It is required that the lines from the top of the listing through the line with "provisional_from = '2026-04-01'" be reproduced exactly, excluding pictures.

**Source data**
----
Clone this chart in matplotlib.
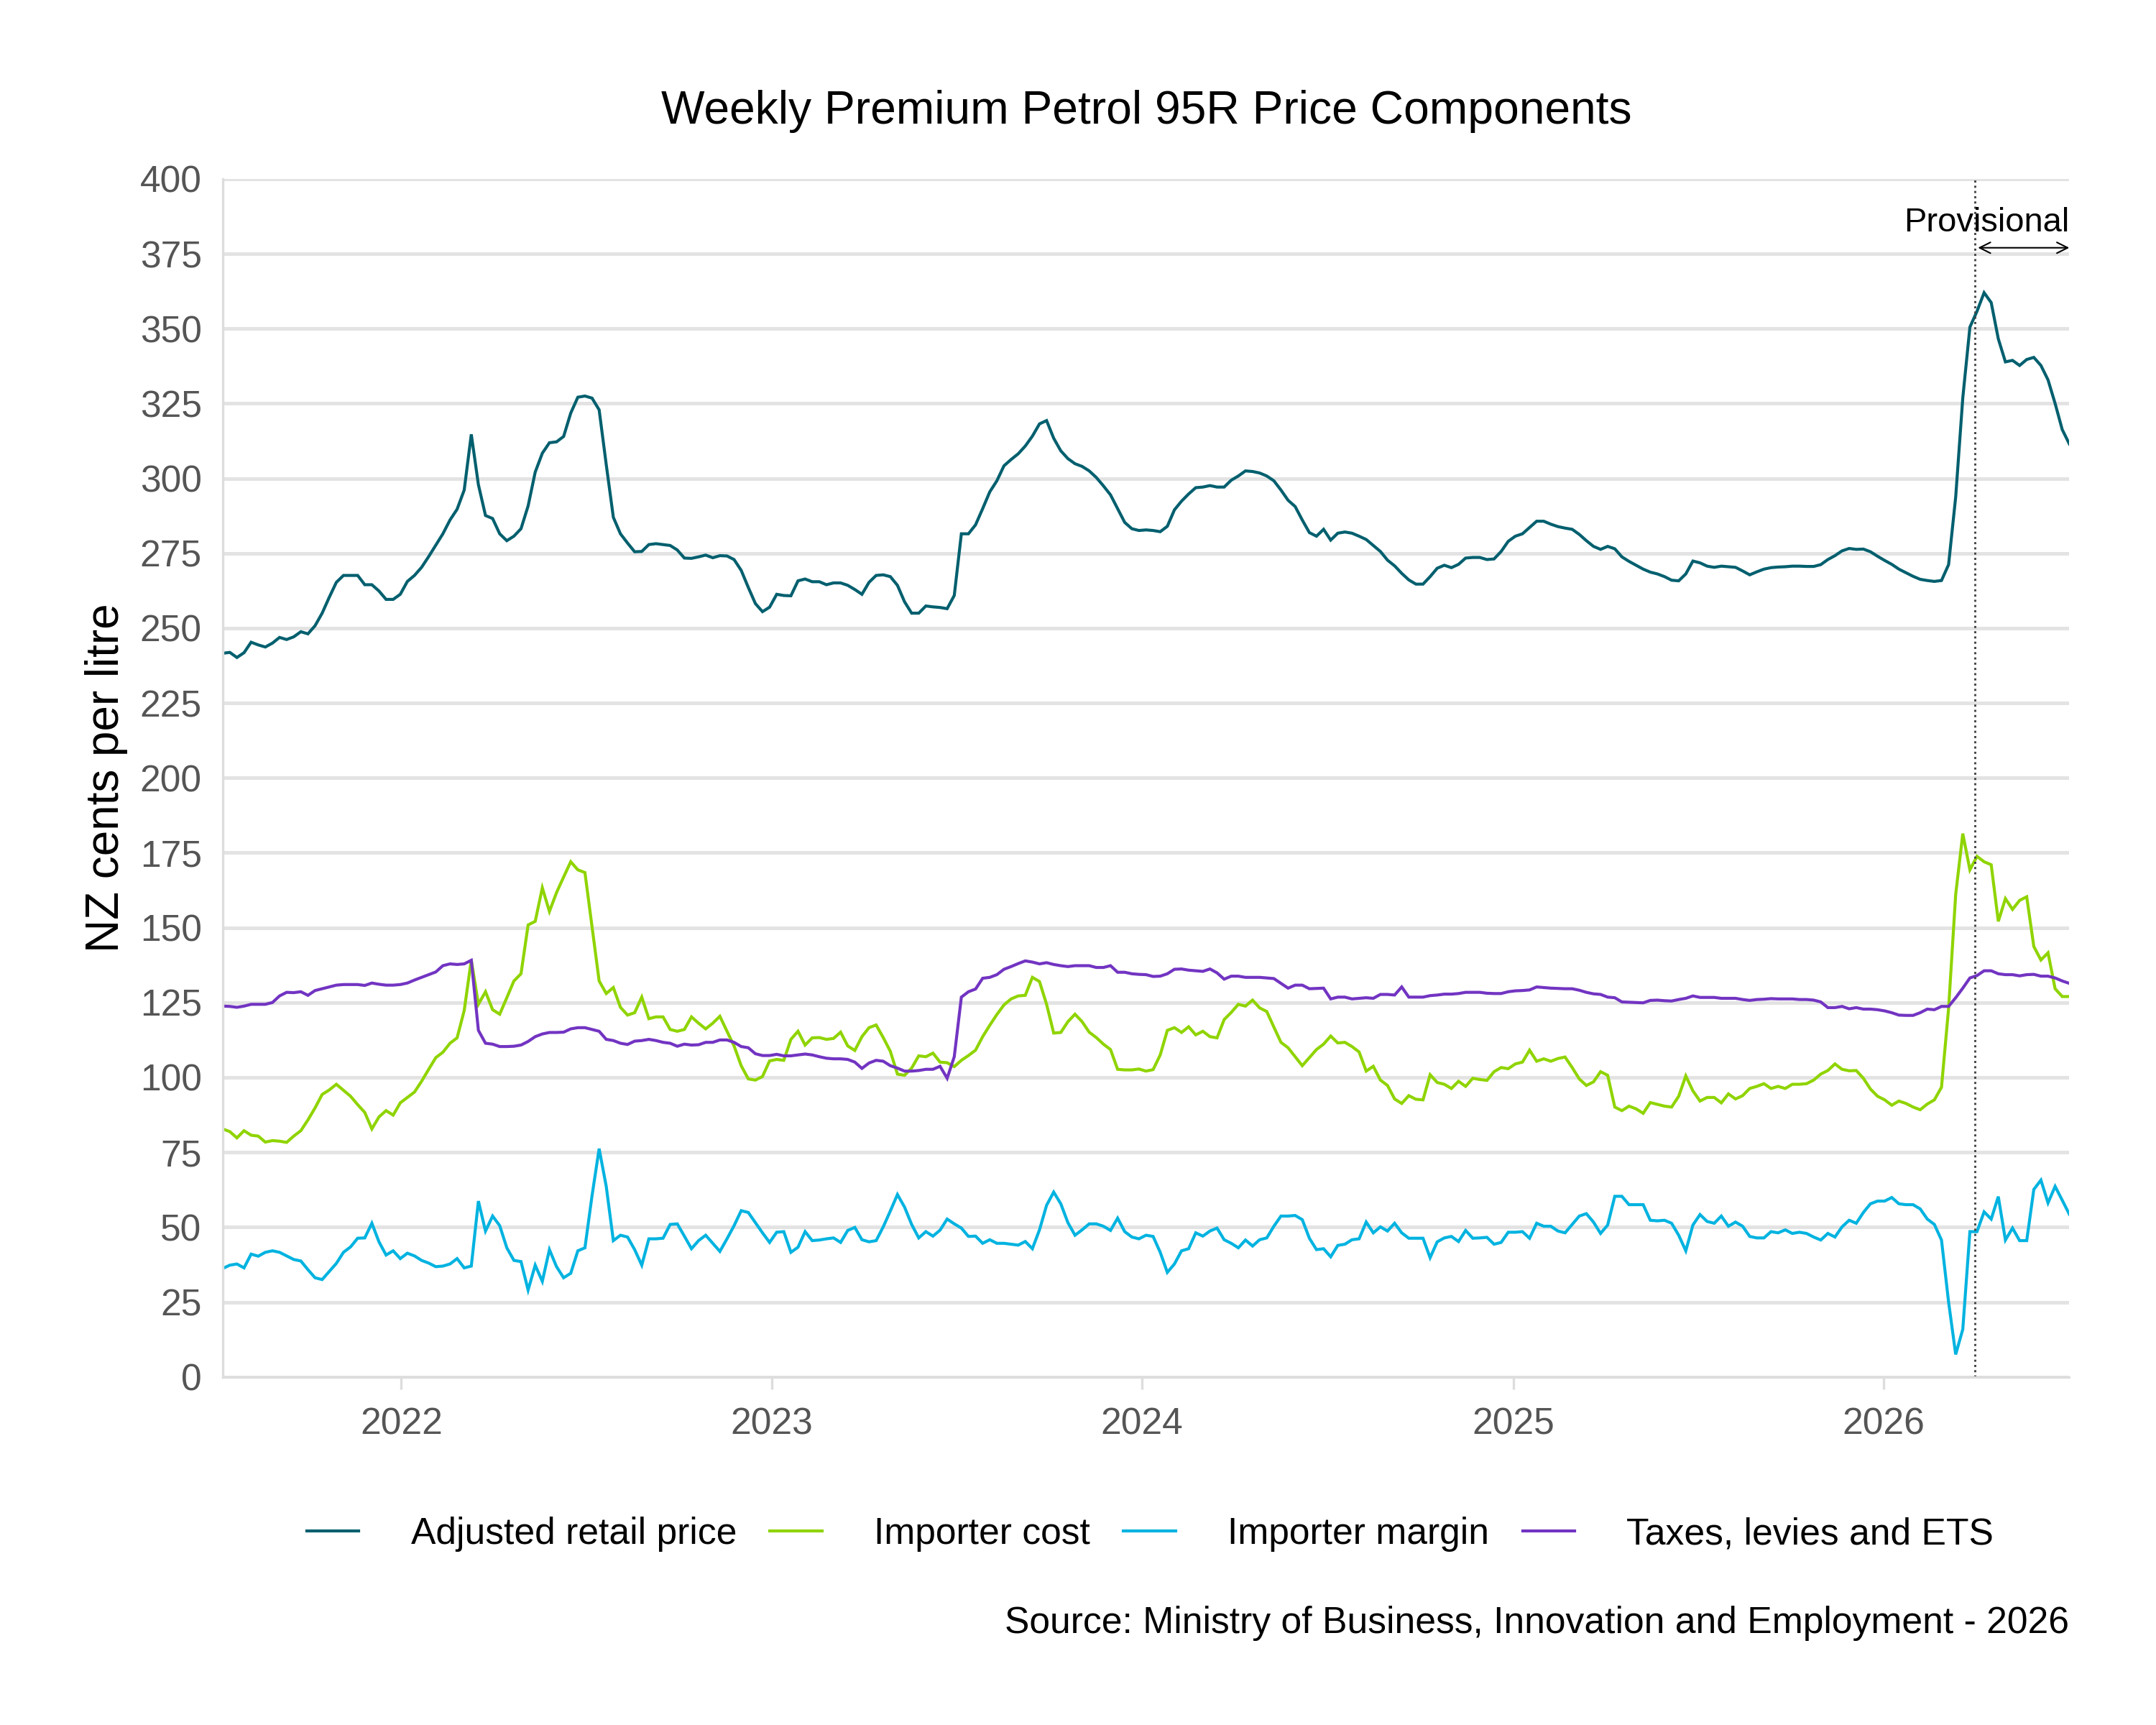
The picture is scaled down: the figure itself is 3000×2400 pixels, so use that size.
import matplotlib.pyplot as plt
import matplotlib.dates as mdates
import pandas as pd

plt.rcParams['font.family'] = ['Liberation Sans', 'DejaVu Sans']

# weekly series, NZ cents per litre
start_date = '2021-07-09'
provisional_from = '2026-04-01'

retail = [
    241.6, 241.9, 240.2, 241.8, 245.3, 244.4, 243.7, 245.0, 246.9, 246.2, 247.1, 248.8, 248.1, 250.8, 255.0,
    260.3, 265.3, 267.6, 267.6, 267.6, 264.5, 264.5, 262.4, 259.6, 259.6, 261.3, 265.6, 267.6, 270.3, 273.9,
    277.7, 281.5, 286.1, 289.7, 296.1, 314.7, 297.9, 287.6, 286.6, 281.5, 279.2, 280.7, 283.2, 290.8,
    302.1, 308.4, 311.9, 312.2, 314.0, 321.8, 327.1, 327.5, 326.8, 322.9, 304.6, 287.0, 281.5, 278.4, 275.5,
    275.6, 277.9, 278.2, 277.9, 277.6, 276.1, 273.4, 273.3, 273.8, 274.4, 273.5, 274.2, 274.1, 272.9, 269.3,
    263.6, 258.2, 255.5, 257.0, 261.3, 260.9, 260.8, 265.8, 266.4, 265.5, 265.5, 264.5, 265.1,
    265.1, 264.3, 262.9, 261.3, 265.3, 267.6, 267.8, 267.2, 264.3, 258.8, 255.0, 255.0, 257.4, 257.1, 256.9,
    256.5, 260.9, 281.5, 281.5, 284.5, 289.9, 295.5, 299.2, 304.2, 306.3, 308.2, 310.8, 314.1, 318.2, 319.3,
    313.4, 309.2, 306.6, 304.9, 304.0, 302.5, 300.3, 297.5, 294.5, 289.9, 285.3, 283.2, 282.6,
    282.8, 282.6, 282.2, 284.0, 289.5, 292.4, 294.8, 296.9, 297.1, 297.6, 297.1, 297.1, 299.4, 300.8, 302.5,
    302.3, 301.8, 300.8, 299.2, 296.1, 292.7, 290.6, 286.1, 281.9, 280.7, 283.0, 279.4, 281.7, 282.1, 281.7,
    280.7, 279.6, 277.6, 275.6, 272.7, 270.8, 268.3, 266.1, 264.7, 264.7, 267.2, 270.0, 271.0,
    270.2, 271.3, 273.4, 273.6, 273.6, 272.9, 273.1, 275.6, 279.0, 280.7, 281.5, 283.6, 285.7, 285.7, 284.7,
    283.9, 283.4, 283.0, 281.3, 279.2, 277.3, 276.3, 277.3, 276.5, 273.8, 272.3, 271.0, 269.7, 268.7, 268.1,
    267.2, 266.0, 265.8, 268.1, 272.4, 271.8, 270.7, 270.3, 270.7, 270.5, 270.3, 269.1, 267.8,
    268.8, 269.7, 270.2, 270.4, 270.5, 270.7, 270.7, 270.6, 270.6, 271.2, 272.9, 274.2, 275.8, 276.6, 276.3,
    276.4, 275.5, 274.0, 272.6, 271.3, 269.7, 268.5, 267.3, 266.3, 265.9, 265.6, 265.9, 271.2, 293.8, 326.9,
    350.5, 355.8, 362.0, 358.7, 346.6, 338.9, 339.4, 337.7, 339.7, 340.4, 337.7, 332.9, 325.0, 316.3, 311.5,
]

importer_cost = [
    82.8, 81.9, 79.8, 82.2, 80.7, 80.4, 78.4, 78.9, 78.7, 78.3, 80.4, 82.2, 85.8, 89.8, 94.3,
    95.8, 97.7, 95.7, 93.7, 90.9, 88.3, 82.8, 86.8, 88.9, 87.4, 91.5, 93.3, 95.1, 98.7, 102.7,
    106.6, 108.4, 111.4, 113.2, 122.3, 139.2, 124.4, 128.6, 122.6, 121.1, 126.6, 132.2, 134.6, 150.9,
    152.1, 163.3, 155.4, 161.7, 166.9, 172.0, 169.3, 168.4, 150.3, 132.2, 128.0, 130.0, 123.4, 120.8, 121.6,
    126.8, 119.6, 120.2, 120.2, 116.0, 115.4, 116.0, 120.2, 118.1, 116.2, 118.1, 120.4, 115.4, 110.5, 103.9,
    99.5, 99.1, 100.3, 105.5, 106.0, 105.7, 112.7, 115.4, 110.8, 113.2, 113.3, 112.7, 113.0,
    115.1, 110.5, 109.0, 113.6, 116.6, 117.5, 113.3, 108.7, 101.1, 100.7, 103.1, 107.2, 106.9, 108.1, 105.1,
    104.9, 103.6, 105.7, 107.3, 109.1, 113.6, 117.4, 121.0, 124.2, 126.2, 127.2, 127.4, 133.4, 132.0, 124.4,
    114.8, 115.0, 118.6, 121.1, 118.6, 115.1, 113.3, 111.1, 109.3, 102.7, 102.5, 102.5, 102.8,
    102.1, 102.6, 107.5, 115.7, 116.6, 115.0, 116.9, 114.2, 115.4, 113.6, 113.2, 119.3, 121.7, 124.4, 123.8,
    125.8, 123.2, 122.0, 116.8, 111.7, 109.9, 106.9, 103.9, 106.6, 109.3, 111.1, 113.8, 111.5, 111.7, 110.3,
    108.5, 102.1, 103.7, 99.1, 97.3, 92.8, 91.3, 93.9, 92.7, 92.5, 100.9, 98.3, 97.7,
    96.3, 98.7, 97.0, 99.7, 99.3, 99.0, 101.9, 103.3, 102.9, 104.5, 105.1, 109.1, 105.4, 106.2, 105.4,
    106.3, 106.8, 103.3, 99.5, 97.3, 98.5, 101.9, 100.7, 90.1, 88.9, 90.4, 89.5, 88.0, 91.6, 91.0,
    90.4, 90.1, 93.7, 100.5, 95.5, 92.1, 93.3, 93.3, 91.5, 94.5, 92.8, 93.9, 96.3,
    97.0, 97.9, 96.3, 97.0, 96.3, 97.7, 97.7, 97.9, 99.1, 101.1, 102.3, 104.5, 102.7, 102.2, 102.3,
    99.7, 96.1, 93.7, 92.5, 90.7, 92.1, 91.3, 90.1, 89.2, 91.1, 92.5, 96.7, 123.0, 161.1, 181.4,
    169.3, 173.8, 172.0, 171.0, 152.1, 159.7, 156.1, 159.1, 160.3, 143.7, 139.2, 141.6, 129.6, 127.0, 127.0,
]

importer_margin = [
    36.2, 37.3, 37.7, 36.4, 41.0, 40.3, 41.6, 42.1, 41.6, 40.4, 39.2, 38.7, 35.8, 33.1, 32.5,
    35.2, 37.9, 41.6, 43.4, 46.3, 46.4, 51.3, 45.1, 40.7, 42.1, 39.5, 41.3, 40.4, 38.9, 38.0,
    36.8, 37.0, 37.7, 39.5, 36.4, 37.0, 58.7, 48.7, 53.7, 50.5, 43.1, 38.9, 38.5, 29.0,
    37.3, 31.9, 42.5, 36.8, 33.1, 34.6, 42.1, 43.1, 60.5, 76.2, 63.6, 45.5, 47.3, 46.7, 42.5,
    37.3, 46.1, 46.1, 46.3, 50.9, 51.1, 47.0, 42.8, 45.5, 47.3, 44.6, 41.9, 46.1, 50.5, 55.5,
    54.9, 51.5, 48.1, 44.9, 48.3, 48.5, 41.6, 43.3, 48.5, 45.5, 45.7, 46.1, 46.4,
    44.9, 48.9, 49.9, 45.8, 45.1, 45.5, 50.1, 55.4, 60.9, 56.7, 50.9, 46.4, 48.5, 47.0, 49.0,
    52.7, 51.1, 49.7, 46.9, 47.0, 44.6, 45.8, 44.6, 44.6, 44.3, 44.0, 45.2, 42.8, 49.1, 57.3,
    61.7, 57.8, 51.5, 47.3, 49.1, 51.1, 51.1, 50.3, 48.9, 53.0, 48.5, 46.7, 46.1,
    47.3, 46.9, 41.6, 34.9, 37.7, 42.1, 42.8, 48.1, 47.0, 48.7, 49.7, 45.8, 44.6, 43.1, 45.7,
    43.7, 45.8, 46.4, 50.3, 53.7, 53.7, 53.9, 52.5, 46.3, 42.5, 42.8, 40.1, 43.9, 44.3, 45.8,
    46.1, 51.7, 48.1, 50.1, 48.7, 51.3, 48.1, 46.3, 46.3, 46.3, 39.8, 45.1, 46.4,
    46.9, 45.2, 48.9, 46.3, 46.4, 46.6, 44.3, 44.9, 48.3, 48.3, 48.5, 46.3, 51.3, 50.3, 50.3,
    48.7, 48.1, 50.9, 53.7, 54.5, 51.7, 47.9, 50.7, 60.3, 60.3, 57.5, 57.5, 57.5, 52.3, 52.1,
    52.3, 51.3, 47.3, 42.1, 50.7, 54.2, 51.9, 51.3, 53.7, 50.3, 51.7, 50.3, 46.9,
    46.4, 46.4, 48.5, 48.1, 49.1, 47.9, 48.3, 47.9, 46.7, 45.7, 47.9, 46.7, 50.1, 52.3, 51.3,
    54.9, 57.8, 58.7, 58.7, 59.9, 57.8, 57.5, 57.5, 56.1, 52.7, 50.9, 45.7, 25.0, 7.5, 15.9,
    48.5, 48.5, 55.1, 52.7, 60.2, 45.7, 49.7, 45.5, 45.5, 62.6, 65.7, 58.1, 63.6, 59.0, 54.3,
]

taxes = [
    123.8, 123.7, 123.4, 123.8, 124.4, 124.4, 124.4, 125.0, 127.2, 128.4, 128.3, 128.6, 127.4, 129.0, 129.6,
    130.2, 130.8, 131.0, 131.0, 131.0, 130.7, 131.5, 131.1, 130.8, 130.8, 131.0, 131.5, 132.5, 133.4, 134.3,
    135.2, 137.3, 137.9, 137.7, 137.9, 139.1, 115.7, 111.4, 111.1, 110.3, 110.3, 110.4, 110.8, 112.0,
    113.6, 114.5, 115.0, 115.0, 115.1, 116.2, 116.6, 116.6, 116.0, 115.4, 112.7, 112.3, 111.4, 111.0, 112.1,
    112.3, 112.7, 112.3, 111.7, 111.4, 110.4, 111.1, 110.8, 110.9, 111.7, 111.7, 112.5, 112.5, 111.7, 110.3,
    109.9, 107.9, 107.3, 107.3, 107.7, 107.2, 107.2, 107.5, 107.8, 107.5, 106.9, 106.4, 106.2,
    106.2, 106.0, 105.1, 103.0, 104.8, 105.7, 105.4, 103.9, 103.1, 102.1, 102.1, 102.3, 102.7, 102.7, 103.7,
    99.7, 106.9, 126.8, 128.6, 129.5, 133.1, 133.4, 134.3, 136.1, 137.0, 138.0, 138.9, 138.5, 137.9, 138.3,
    137.7, 137.3, 137.0, 137.3, 137.3, 137.3, 136.7, 136.7, 137.3, 135.1, 135.1, 134.6, 134.4,
    134.3, 133.7, 133.8, 134.6, 136.1, 136.2, 135.8, 135.6, 135.4, 136.2, 134.9, 132.8, 133.8, 133.8, 133.4,
    133.4, 133.4, 133.2, 133.0, 131.4, 129.8, 130.8, 130.8, 129.6, 129.7, 129.8, 126.2, 126.8, 126.8, 126.2,
    126.4, 126.6, 126.4, 127.7, 127.7, 127.5, 130.2, 126.8, 126.8, 126.8, 127.3, 127.5, 127.8,
    127.8, 128.0, 128.4, 128.4, 128.4, 128.1, 128.0, 128.0, 128.6, 128.9, 129.0, 129.2, 130.2, 130.0, 129.8,
    129.7, 129.6, 129.6, 129.1, 128.4, 127.9, 127.7, 126.8, 126.6, 125.2, 125.1, 125.0, 124.9, 125.7, 125.8,
    125.6, 125.5, 126.0, 126.4, 127.2, 126.7, 126.7, 126.7, 126.4, 126.4, 126.4, 126.0, 125.7,
    126.0, 126.1, 126.3, 126.2, 126.2, 126.2, 126.0, 126.0, 125.8, 125.2, 123.3, 123.3, 123.7, 122.9, 123.3,
    122.8, 122.8, 122.6, 122.2, 121.6, 120.8, 120.7, 120.7, 121.6, 122.8, 122.6, 123.7, 123.7, 126.6, 129.8,
    133.2, 134.0, 135.6, 135.6, 134.6, 134.3, 134.3, 133.9, 134.3, 134.4, 133.8, 133.8, 133.2, 132.2, 131.4,
]

series_names = ['Adjusted retail price', 'Importer cost', 'Importer margin', 'Taxes, levies and ETS']
series_colors = ['#005f6e', '#8fd400', '#00b3e0', '#7234c2']

dates = pd.date_range(start_date, periods=len(retail), freq='7D')
prov = pd.Timestamp(provisional_from)

fig = plt.figure(figsize=(10, 8), dpi=300)
ax = fig.add_axes([0.1033, 0.2018, 0.8565, 0.6945])

for vals, name, col in zip([retail, importer_cost, importer_margin, taxes], series_names, series_colors):
    ax.plot(dates, vals, color=col, lw=1.0, label=name, solid_joinstyle='miter')

ax.set_ylim(0, 400)
ax.set_yticks(range(0, 401, 25))
ax.set_xlim(dates[0], dates[-1])
ax.xaxis.set_major_locator(mdates.YearLocator())
ax.xaxis.set_major_formatter(mdates.DateFormatter('%Y'))

ax.grid(axis='y', color='#e3e3e3', lw=1.2)
ax.set_axisbelow(True)
for s in ['top', 'right']:
    ax.spines[s].set_visible(False)
for s in ['left', 'bottom']:
    ax.spines[s].set_color('#dddddd')
    ax.spines[s].set_linewidth(0.8)
ax.tick_params(axis='y', length=0, pad=7, labelsize=12.4, labelcolor='#555555')
ax.tick_params(axis='x', length=4, width=0.8, color='#dddddd', pad=6, labelsize=12.4, labelcolor='#555555')

ax.set_ylabel('NZ cents per litre', fontsize=15.3)
ax.yaxis.set_label_coords(-0.0514, 0.5)

# provisional period marker
ax.axvline(prov, color='#444444', lw=0.7, ls=(0, (1, 1.5)))
ax.annotate('', xy=(dates[-1], 377), xytext=(prov, 377),
            arrowprops=dict(arrowstyle='<->', color='black', lw=0.5, mutation_scale=9, shrinkA=1, shrinkB=0))
ax.text(dates[-1], 380, 'Provisional', ha='right', va='bottom', fontsize=11.3)

fig.text(0.5319, 0.9355, 'Weekly Premium Petrol 95R Price Components', ha='center', va='center', fontsize=15.4)
fig.legend(loc='center', bbox_to_anchor=(0.5335, 0.1105), ncol=4, frameon=False, fontsize=12.4,
           handlelength=1.4, handletextpad=1.4, columnspacing=0.9)
fig.text(0.9598, 0.059, 'Source: Ministry of Business, Innovation and Employment - 2026',
         ha='right', va='center', fontsize=12.4)

fig.savefig('out.png', dpi=300)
----
**Response**
Clone this chart in matplotlib.
The picture is scaled down: the figure itself is 3000×2400 pixels, so use that size.
import matplotlib.pyplot as plt
import matplotlib.dates as mdates
import pandas as pd

plt.rcParams['font.family'] = ['Liberation Sans', 'DejaVu Sans']

# weekly series, NZ cents per litre
start_date = '2021-07-09'
provisional_from = '2026-04-01'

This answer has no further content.